Why being resilient is important in managing an employee with cancer.
You are not going to manage your team affected by cancer perfectly. I know you know this but I’m going to repeat it so you hear it.
You are not going to get it right all the time.
You’re gonna mess up. You’re gonna say the wrong thing, or take an action that will make your employees dislike you (for the moment) or confuse or hurt them.
But that is how resilience is built. Feeling the disappointment and then knowing you can do and will do better. Resilience happens through tears, days of doubt, and fear.
So when you fail your team or your employee affected by cancer, remember that as long as you are breathing you can have a do-over, or as I like to say a do better!
And then making that timid step forward.
3. Lead with Kindness and Respect - From Them Both
I was on the phone with my oldest. It was his first car accident and he didn’t know what to do so he called me. In the background I hear a woman yelling, “Your son is amazing! I hope you are proud of him.” The woman was the person he had just hit!
We were visiting my mother and my stepdad. My stepdad was confined to a wheelchair. My youngest decided it was his job to take his grand-stepdad wherever he needed to go. He did it out of respect for a man he had known since he was 9.
Being kind is hard when you are feeling under pressure when you are scared when you are worried about the team getting the work done they need to get done. But it is precisely then when kindness matters the most.
Stop for a moment and check in with the employee with cancer or the person who has taken on their work. Check-in. Ask, “How are you, today?” and then listen.
And take a moment to check out your team. It’s so easy to see when someone is not doing something right, but make a list of what they are doing right. Remember that your employee with cancer is doing the best they can under horrendous circumstances. Show them a little respect.
Why being kind and respectful is important when you have an employee with cancer.
Being kind and respectful is at the heart of everything.
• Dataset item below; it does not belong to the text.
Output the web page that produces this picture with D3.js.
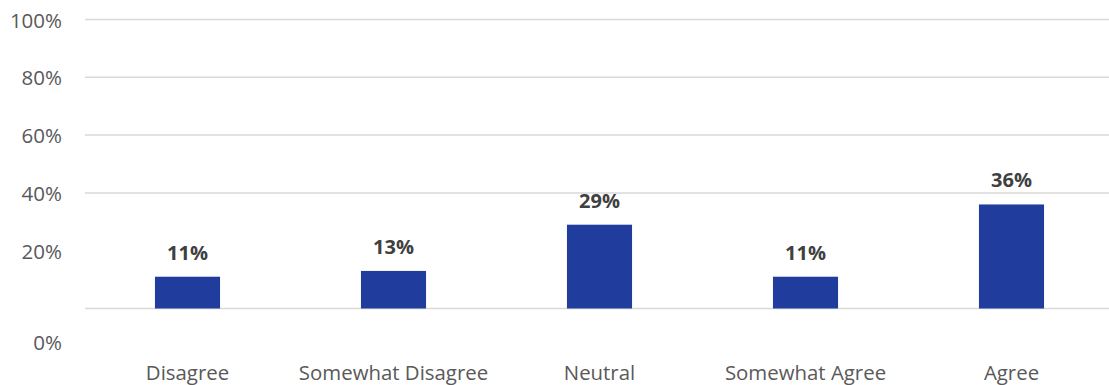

Many managers think being kind means you can’t be firm. Being firm IS also being kind.
Being kind and showing respect is one the simplest and easiest ways to increase trust, build engagement which increases output. It is an easy way for your employees to remember that you are all in this crisis together because you are.
I knew a manager who used to schedule times to talk to his employees. Tuesday’s at 2 pm and Friday’s at 9 was when he would find an employee to connect with. His team never knew he calendared this. When crisis struck the team, there was a coming together that was beautiful to witness. They reminisce about that time fondly.
Cancer (or any health crisis) is an entanglement. It doesn’t just entangle the person with cancer, it entangles coworkers, bosses, and sometimes whole organizations. And there are varying degrees of entanglement.
Your employee’s cancer is an opportunity for you to build your leadership skills. As Martin Luther King, Jr said, “The ultimate measure of a man is not where he stands in moments of comfort and convenience, but where he stands at times of challenge and controversy.”
Cancer on your team is one of those challenging times. How will you show up?
My kids for sure have made me more patient and as they get older, I am awed by their ability to learn and synthesize information so easily.
But the deeper lessons, like the ones above, are the lessons that change how I show up in the world.
What lessons deep lessons have you learned from your kids or a young adult in your life?